Sorry to repost on this topic, but writing in a forum is helpful for sorting out exactly what one is thinking. So, again:

This community site is supposed to be for the whole local area community, an online community that compliments the bricks and mortar community. But I've found that it's too easy for the dominant social milieu to craft the site with it's own content contributions to make the site appear like it's only their site. This appearance turns off those who don't share the 'greater' social orientation, so the minority stay away for this site designed "for the others", which creates a vicious cycle where no contributions from the later appear so the imbalance freezes, which turns the community site into a political site, in my opinion. The difficultly I face is that the majority of the site's governing body, 3 of 4, don't recognize that their preferences actually reflect only a certain limited community orientation, not the whole community, and not by a long shot. For a small example, two are corporate ("healed") seniors on the board who make all editorial decisions on the homepage. Top of the page is Senior Services, with no mention anywhere on the site of how to help the 20-to-30-somethings in rural Vermont who face extreme difficulties with finding good jobs and thus are migrating to the cities, out of state, you know, those people who will have to support those retired or retiring baby boomers' with their rising health cost, that is, through tax rates increases.

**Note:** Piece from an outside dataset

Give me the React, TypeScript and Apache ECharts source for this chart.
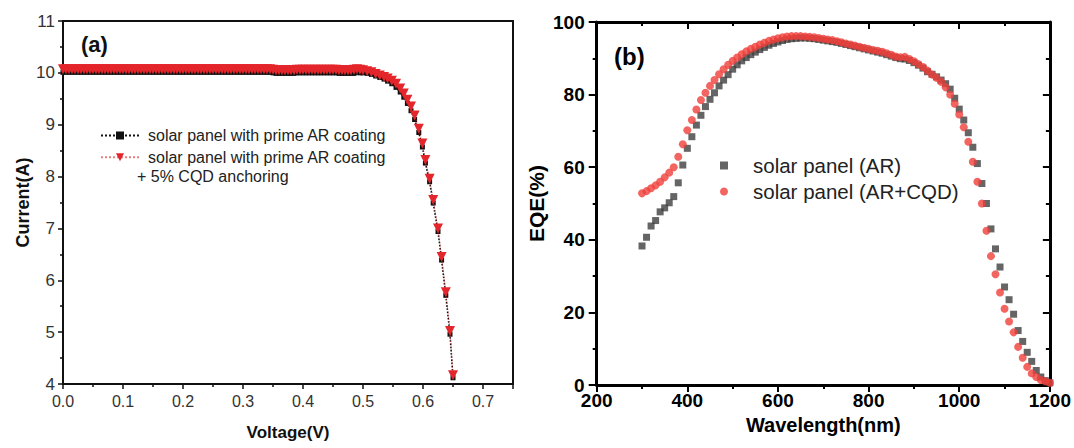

So, I want to determine how to eliminate this type of editorial influence over the homepage altogether and focus our organization strictly on the community "functionalities" that we offer. As you said, a good start is to put the items I outlined toward the top of the site.

But then maybe I'm dreaming and really there's no way to avoid politics creeping in -- and if things are going to bifurcate, just let it happen, as the minority orientations can emerge later with their own alternative sites.

But this kills me when I think about what is "community", as it's not supposed to be this way... where what I want to do turns out to do the exact opposite, with a site that begins for the whole community resulting in a site that serve to produce a divide in the community.

I've indicated that I'll leave the effort if we can't work this out. And we're at a critical stage now as we shift to a new drupal system, under my guidance.